Depends on how far you plan on straying from optimal.

I would vote for Emperor.

If you want to make the game extra interesting, shut off all the normal victory conditions and play for Score. Play on a map with oceans separating the civs. Now you're in for a major conflict.

Lately I play with these conditions:
- Emperor difficulty
- Small continents plus map (from Scrambled Maps pack)
- A mod (available on Steam, can't remember the name right now) that among other things reduces the bonuses in Tradition/Rationalism and the National College while buffing Piety/Honor/Liberty. Also removes bonus techs from AIs so you have a chance of founding a religion.
- Raging barbarians

The difference in the game play is really noticeable. Since Honor is actually not that bad, AIs take it and become major threats. And the raging barbarians prevent you from just sitting back and coasting through a science victory. The map type makes the ocean techs and UAs way more meaningful, and because that particular map spreads everyone out there is none of the cheese of Pangea allowing you to meet all the other civs/city states/natural wonders right away for the huge bonus happiness and gold buffer.

Playing for Score means you cannot let up--you must watch all of the other players and constantly undermine them so they cannot become a threat. These means just taking capitals isn't (usually) enough. You need more cities period. Incidentally (or not) this fixes civ's extreme tall bias.

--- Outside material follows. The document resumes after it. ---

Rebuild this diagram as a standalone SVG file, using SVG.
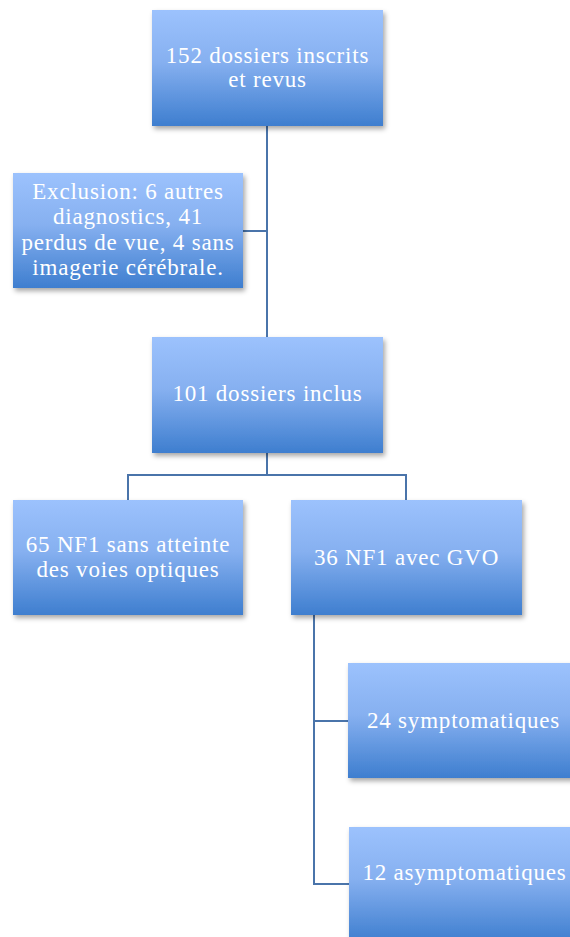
<svg xmlns="http://www.w3.org/2000/svg" width="570" height="937" viewBox="0 0 570 937">
<defs>
<linearGradient id="g" x1="0" y1="0" x2="0" y2="1">
<stop offset="0" stop-color="#9cc2fd"/>
<stop offset="0.45" stop-color="#86b0f0"/>
<stop offset="1" stop-color="#3e7ecf"/>
</linearGradient>
<filter id="sh" x="-10%" y="-10%" width="125%" height="130%">
<feDropShadow dx="2" dy="3" stdDeviation="2.5" flood-color="#000" flood-opacity="0.35"/>
</filter>
</defs>
<style>
.box{fill:url(#g);filter:url(#sh)}
.t{font-family:"Liberation Serif","DejaVu Serif",serif;font-size:23px;letter-spacing:0.8px;fill:#fff;text-anchor:middle}
.c{fill:none;stroke:#4a74aa;stroke-width:2}
</style>
<rect width="570" height="937" fill="#fff"/>
<g id="connectors">
<path class="c" d="M267 126V337M243 231H267"/>
<path class="c" d="M267 453V475M128 500V475H406V500"/>
<path class="c" d="M314 615V884H349M314 721H348"/>
</g>
<g id="n152">
<rect class="box" x="152" y="10" width="231" height="116"/>
<text class="t" x="267.5" y="63">152 dossiers inscrits</text>
<text class="t" x="267.5" y="87">et revus</text>
</g>
<g id="exclusion">
<rect class="box" x="13" y="173" width="230" height="115"/>
<text class="t" x="128" y="199">Exclusion: 6 autres</text>
<text class="t" x="128" y="224">diagnostics, 41</text>
<text class="t" x="128" y="250">perdus de vue, 4 sans</text>
<text class="t" x="128" y="275">imagerie cérébrale.</text>
</g>
<g id="n101">
<rect class="box" x="152" y="337" width="231" height="116"/>
<text class="t" x="267.5" y="401">101 dossiers inclus</text>
</g>
<g id="n65">
<rect class="box" x="13" y="500" width="230" height="115"/>
<text class="t" x="128" y="552">65 NF1 sans atteinte</text>
<text class="t" x="128" y="577">des voies optiques</text>
</g>
<g id="n36">
<rect class="box" x="291" y="500" width="231" height="115"/>
<text class="t" x="406.5" y="565">36 NF1 avec GVO</text>
</g>
<g id="n24">
<rect class="box" x="348" y="663" width="231" height="115"/>
<text class="t" x="463.5" y="728">24 symptomatiques</text>
</g>
<g id="n12">
<rect class="box" x="349" y="827" width="231" height="115"/>
<text class="t" x="464.5" y="880">12 asymptomatiques</text>
</g>
</svg>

If you want to add extra conflict, increase the number of civs from 8 to 12.
 
Justice: I agree that Diety offers far more flexibility than just the 3-city tradition opening that evidently is so popular. I have never even used it lol, it just doesn't suit my playstyle and I hate the idea of following a template. I like to have lots of room to maneuver within a build, to adapt to things as they come. Still, as I am far from a dominant Diety player, it is too difficult for me to play relaxed role-playing games in.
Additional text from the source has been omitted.